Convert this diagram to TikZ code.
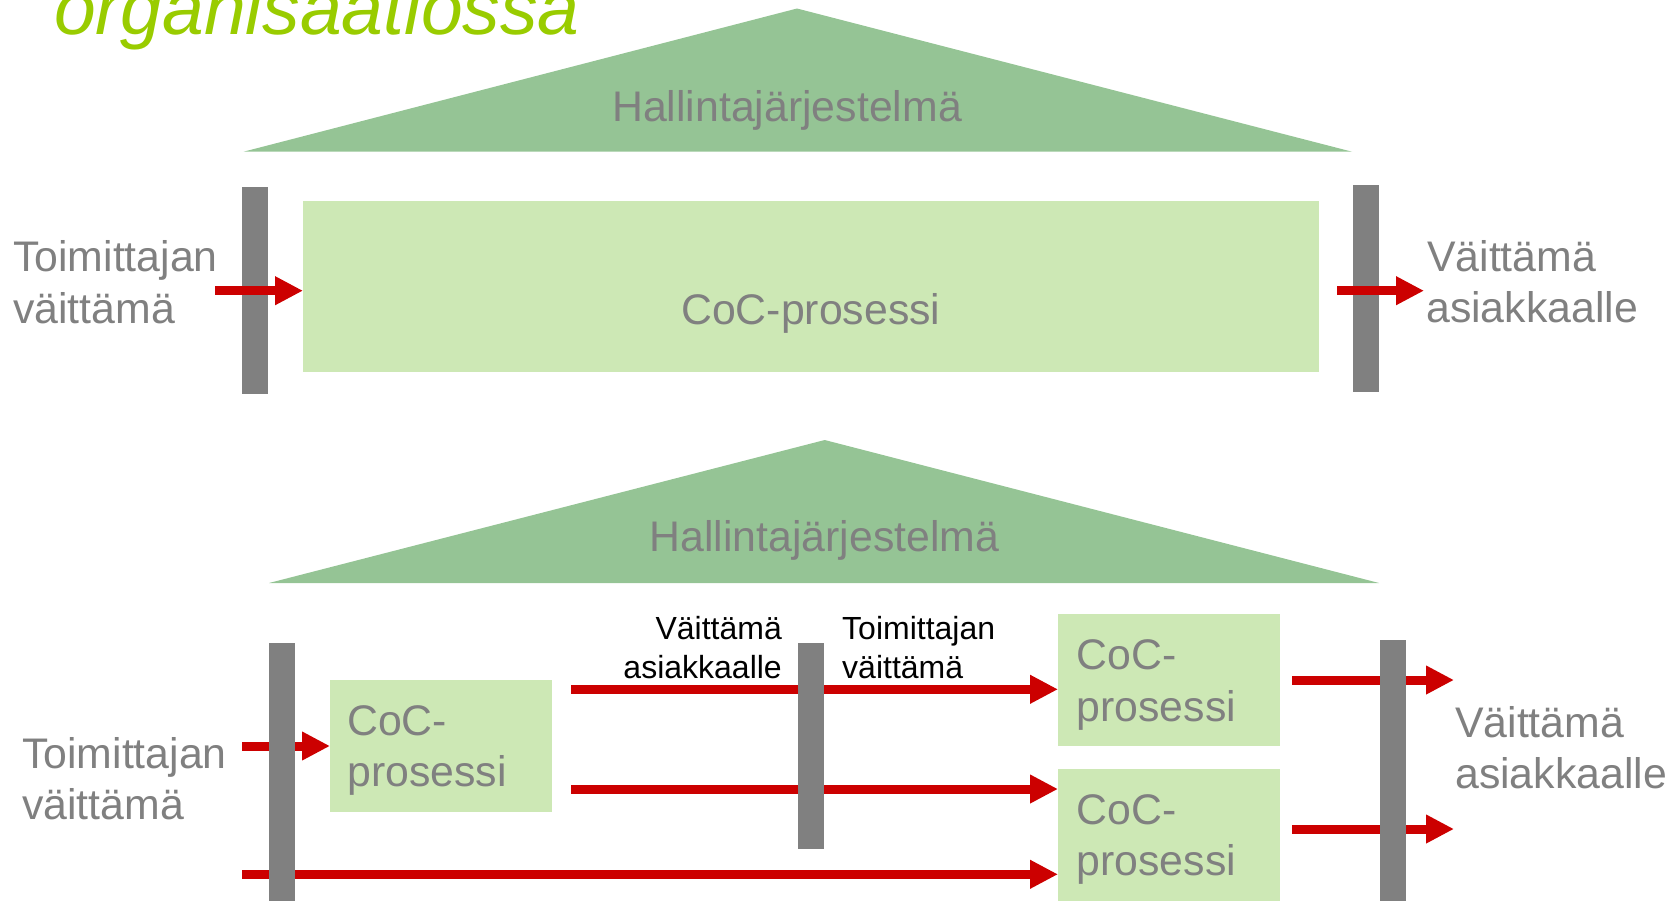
\documentclass[tikz,border=0pt]{standalone}
\usepackage{fontspec}
\setmainfont{Liberation Sans}
\usetikzlibrary{arrows.meta}
\definecolor{roofgreen}{HTML}{95C495}
\definecolor{boxgreen}{HTML}{CDE8B5}
\definecolor{bargray}{HTML}{808080}
\definecolor{txtgray}{HTML}{808080}
\definecolor{arrowred}{HTML}{CC0000}
\definecolor{titlegreen}{HTML}{99CC00}
\begin{document}
\begin{tikzpicture}[x=1pt,y=-1pt,
  procbox/.style={fill=boxgreen, draw=none, inner sep=0pt, outer sep=0pt, rectangle},
  barbox/.style={fill=bargray, draw=none, inner sep=0pt, outer sep=0pt, rectangle, minimum width=26pt},
  bigtxt/.style={font=\fontsize{42.8}{50}\selectfont, text=txtgray, inner sep=0pt, anchor=base west},
  smalltxt/.style={font=\fontsize{32}{38}\selectfont, text=black, inner sep=0pt},
  flow/.style={draw=arrowred, line width=9pt, -{Triangle[length=28pt,width=27pt]}},
]
\useasboundingbox (0,0) rectangle (1675,900);
\clip (0,0) rectangle (1675,900);

% title
\node[font=\fontsize{75}{80}\selectfont\itshape, text=titlegreen, inner sep=0pt, anchor=base west] (title) at (54,34) {organisaatiossa};

% ===== top diagram =====
\fill[roofgreen] (797,8.5) -- (1352,151.7) -- (243.5,151.7) -- cycle;
\node[bigtxt] (roofA) at (612,121) {Hallintajärjestelmä};

\node[procbox, minimum width=1016pt, minimum height=171pt] (topbox) at (811,286.5) {};
\node[bigtxt] (topcoc) at (681,324.3) {CoC-prosessi};

\node[barbox, minimum height=207pt] (barTL) at (255,290.5) {};
\node[barbox, minimum height=207pt] (barTR) at (1366,288.5) {};

\node[bigtxt] (tinA) at (13,271.7) {Toimittajan};
\node[bigtxt] (tinB) at (13,323) {väittämä};
\node[bigtxt] (toutA) at (1427,271.7) {Väittämä};
\node[bigtxt] (toutB) at (1426,322.7) {asiakkaalle};

\coordinate (tinS) at (215,290.7);
\coordinate (toutS) at (1337,290.7);
\coordinate (toutE) at (1424,290.7);
\draw[flow] (tinS) -- (tinS -| topbox.west);
\draw[flow] (toutS) -- (toutE);

% ===== bottom diagram =====
\fill[roofgreen] (824.7,440) -- (1379,583) -- (269,583) -- cycle;
\node[bigtxt] (roofB) at (649.5,551) {Hallintajärjestelmä};

\node[procbox, minimum width=222pt, minimum height=132pt] (boxL) at (441,746) {};
\node[procbox, minimum width=222pt, minimum height=132pt] (boxRA) at (1169,680) {};
\node[procbox, minimum width=222pt, minimum height=132pt] (boxRB) at (1169,835) {};

\node[bigtxt] (cocLa) at (347,735.7) {CoC-};
\node[bigtxt] (cocLb) at (347,786.7) {prosessi};
\node[bigtxt] (cocRAa) at (1076.5,669.3) {CoC-};
\node[bigtxt] (cocRAb) at (1076.5,721.7) {prosessi};
\node[bigtxt] (cocRBa) at (1076.5,824) {CoC-};
\node[bigtxt] (cocRBb) at (1076.5,875.3) {prosessi};

\node[bigtxt] (binA) at (22,768.3) {Toimittajan};
\node[bigtxt] (binB) at (22,819.3) {väittämä};
\node[bigtxt] (boutA) at (1455,737.3) {Väittämä};
\node[bigtxt] (boutB) at (1455,788.3) {asiakkaalle};

\node[smalltxt, anchor=base east] (midA) at (782,639.3) {Väittämä};
\node[smalltxt, anchor=base east] (midB) at (782,678.3) {asiakkaalle};
\node[smalltxt, anchor=base west] (midC) at (842,639.3) {Toimittajan};
\node[smalltxt, anchor=base west] (midD) at (842,678.3) {väittämä};

\coordinate (b1S) at (242,746);
\coordinate (b2S) at (571,689.3);
\coordinate (b3S) at (571,789);
\coordinate (b4S) at (242,874.3);
\coordinate (b5S) at (1292,680);
\coordinate (b5E) at (1454,680);
\coordinate (b6S) at (1292,829);
\coordinate (b6E) at (1454,829);

\draw[flow] (b1S) -- (b1S -| boxL.west);
\draw[flow] (b2S) -- (b2S -| boxRA.west);
\draw[flow] (b3S) -- (b3S -| boxRB.west);
\draw[flow] (b4S) -- (b4S -| boxRB.west);
\draw[flow] (b5S) -- (b5E);
\draw[flow] (b6S) -- (b6E);

\node[barbox, minimum height=264pt] (barBL) at (282,775) {};
\node[barbox, minimum height=206pt] (barBM) at (811,746) {};
\node[barbox, minimum height=266pt] (barBR) at (1393,773) {};
\end{tikzpicture}
\end{document}
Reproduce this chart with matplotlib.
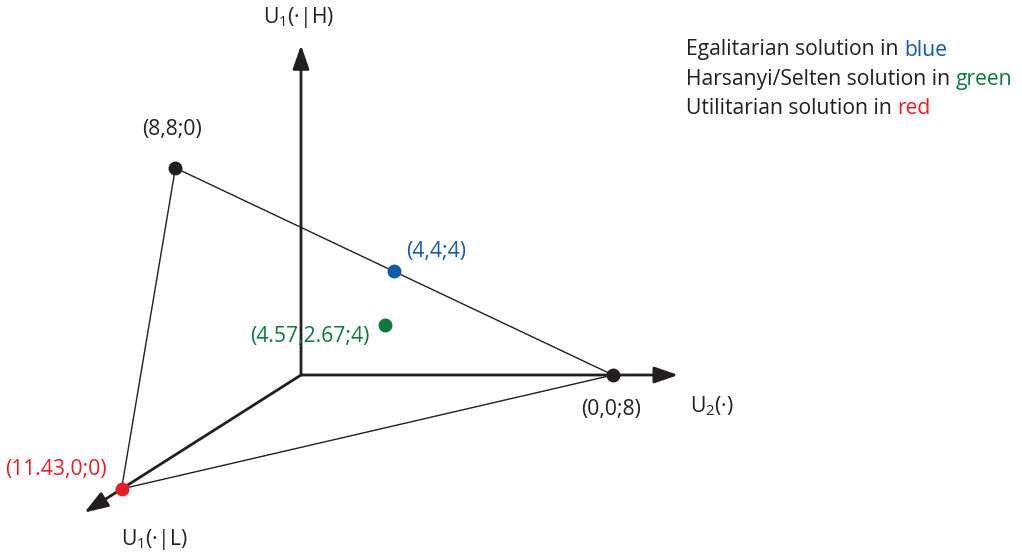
import matplotlib
matplotlib.use('Agg')
from matplotlib import pyplot as plt

# Solution points, coordinates (U1|L, U1|H ; U2)
corner_names = ['(8,8;0)', '(0,0;8)', '(11.43,0;0)']
corner_pts = [(8, 8, 0), (0, 0, 8), (11.43, 0, 0)]
egal_pt = (4, 4, 4)
hs_pt = (4.57, 2.67, 4)
util_pt = (11.43, 0, 0)

# axis lengths in utility units
axis_len_l = 13.8
axis_len_h = 9.2
axis_len_u = 9.67

legend_lines = [('Egalitarian solution in ', 'blue'),
                ('Harsanyi/Selten solution in ', 'green'),
                ('Utilitarian solution in ', 'red')]

BLACK = '#231f20'
BLUE = '#0f5ba7'
GREEN = '#0a7a3c'
RED = '#ed1c24'
word_colors = {'blue': BLUE, 'green': GREEN, 'red': RED}

# oblique projection (pixels per unit)
ORIGIN = (301, 375)
L_VEC = (-15.7, 9.97)
H_VEC = (0.0, -35.85)
U_VEC = (39.0, 0)


def proj(p):
    l, h, u = p
    x = ORIGIN[0] + l * L_VEC[0] + h * H_VEC[0] + u * U_VEC[0]
    y = ORIGIN[1] + l * L_VEC[1] + h * H_VEC[1] + u * U_VEC[1]
    return x, y


plt.rcParams['font.family'] = ['Open Sans', 'DejaVu Sans']
plt.rcParams['mathtext.fontset'] = 'custom'
plt.rcParams['mathtext.rm'] = 'Open Sans'
plt.rcParams['mathtext.it'] = 'Open Sans'
plt.rcParams['mathtext.default'] = 'regular'

fig = plt.figure(figsize=(10.22, 5.57), dpi=100)
ax = fig.add_axes([0, 0, 1, 1])
ax.set_xlim(0, 1022)
ax.set_ylim(557, 0)
ax.axis('off')

fs = 15.2

# axes with arrows
o = proj((0, 0, 0))
for end in [(axis_len_l, 0, 0), (0, axis_len_h, 0), (0, 0, axis_len_u)]:
    ax.annotate('', xy=proj(end), xytext=o,
                arrowprops=dict(arrowstyle='-|>,head_length=0.72,head_width=0.25',
                                color=BLACK, lw=2,
                                mutation_scale=20, shrinkA=0, shrinkB=0))

# triangle
tri = corner_pts + [corner_pts[0]]
xs = [proj(p)[0] for p in tri]
ys = [proj(p)[1] for p in tri]
ax.plot(xs, ys, color=BLACK, lw=1)

# corner points
for p in corner_pts[:2]:
    x, y = proj(p)
    ax.plot(x, y, 'o', color=BLACK, ms=9, zorder=5)

x, y = proj(egal_pt)
ax.plot(x, y, 'o', color=BLUE, ms=9, zorder=5)
ax.text(x + 12, y - 20, '(4,4;4)', color=BLUE, fontsize=fs, ha='left', va='center')

x, y = proj(hs_pt)
ax.plot(x, y, 'o', color=GREEN, ms=9, zorder=5)
ax.text(x - 16, y + 12, '(4.57,2.67;4)', color=GREEN, fontsize=fs, ha='right', va='center')

x, y = proj(util_pt)
ax.plot(x, y, 'o', color=RED, ms=9, zorder=5)
ax.text(x - 15, y - 19, '(11.43,0;0)', color=RED, fontsize=fs, ha='right', va='center')

x, y = proj(corner_pts[0])
ax.text(x - 3, y - 38, corner_names[0], color=BLACK, fontsize=fs, ha='center', va='center')
x, y = proj(corner_pts[1])
ax.text(x - 2, y + 35, corner_names[1], color=BLACK, fontsize=fs, ha='center', va='center')

# axis titles
ax.text(299, 17, r'U$_1$(·|H)', color=BLACK, fontsize=fs, ha='center', va='center')
ax.text(690, 406, r'U$_2$(·)', color=BLACK, fontsize=fs, ha='left', va='center')
ax.text(154, 540, r'U$_1$(·|L)', color=BLACK, fontsize=fs, ha='center', va='center')

# legend text with coloured words
fig.canvas.draw()
renderer = fig.canvas.get_renderer()
for i, (prefix, word) in enumerate(legend_lines):
    yy = 50 + i * 29
    t = ax.text(686, yy, prefix, color=BLACK, fontsize=fs, ha='left', va='center')
    bb = t.get_window_extent(renderer)
    x_end = ax.transData.inverted().transform((bb.x1, bb.y0))[0]
    ax.text(x_end, yy, word, color=word_colors[word], fontsize=fs, ha='left', va='center')

plt.savefig('out.png', dpi=100)
plt.close()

+ + + +

- WHAT THIS TASK INVOLVES
The lines from the top of the data above through the one holding "(toutS) -- (toutE);" are to be repeated exactly, and only those, with no pictures.

- REPLY
Convert this diagram to TikZ code.
\documentclass[tikz,border=0pt]{standalone}
\usepackage{fontspec}
\setmainfont{Liberation Sans}
\usetikzlibrary{arrows.meta}
\definecolor{roofgreen}{HTML}{95C495}
\definecolor{boxgreen}{HTML}{CDE8B5}
\definecolor{bargray}{HTML}{808080}
\definecolor{txtgray}{HTML}{808080}
\definecolor{arrowred}{HTML}{CC0000}
\definecolor{titlegreen}{HTML}{99CC00}
\begin{document}
\begin{tikzpicture}[x=1pt,y=-1pt,
  procbox/.style={fill=boxgreen, draw=none, inner sep=0pt, outer sep=0pt, rectangle},
  barbox/.style={fill=bargray, draw=none, inner sep=0pt, outer sep=0pt, rectangle, minimum width=26pt},
  bigtxt/.style={font=\fontsize{42.8}{50}\selectfont, text=txtgray, inner sep=0pt, anchor=base west},
  smalltxt/.style={font=\fontsize{32}{38}\selectfont, text=black, inner sep=0pt},
  flow/.style={draw=arrowred, line width=9pt, -{Triangle[length=28pt,width=27pt]}},
]
\useasboundingbox (0,0) rectangle (1675,900);
\clip (0,0) rectangle (1675,900);

% title
\node[font=\fontsize{75}{80}\selectfont\itshape, text=titlegreen, inner sep=0pt, anchor=base west] (title) at (54,34) {organisaatiossa};

% ===== top diagram =====
\fill[roofgreen] (797,8.5) -- (1352,151.7) -- (243.5,151.7) -- cycle;
\node[bigtxt] (roofA) at (612,121) {Hallintajärjestelmä};

\node[procbox, minimum width=1016pt, minimum height=171pt] (topbox) at (811,286.5) {};
\node[bigtxt] (topcoc) at (681,324.3) {CoC-prosessi};

\node[barbox, minimum height=207pt] (barTL) at (255,290.5) {};
\node[barbox, minimum height=207pt] (barTR) at (1366,288.5) {};

\node[bigtxt] (tinA) at (13,271.7) {Toimittajan};
\node[bigtxt] (tinB) at (13,323) {väittämä};
\node[bigtxt] (toutA) at (1427,271.7) {Väittämä};
\node[bigtxt] (toutB) at (1426,322.7) {asiakkaalle};

\coordinate (tinS) at (215,290.7);
\coordinate (toutS) at (1337,290.7);
\coordinate (toutE) at (1424,290.7);
\draw[flow] (tinS) -- (tinS -| topbox.west);
\draw[flow] (toutS) -- (toutE);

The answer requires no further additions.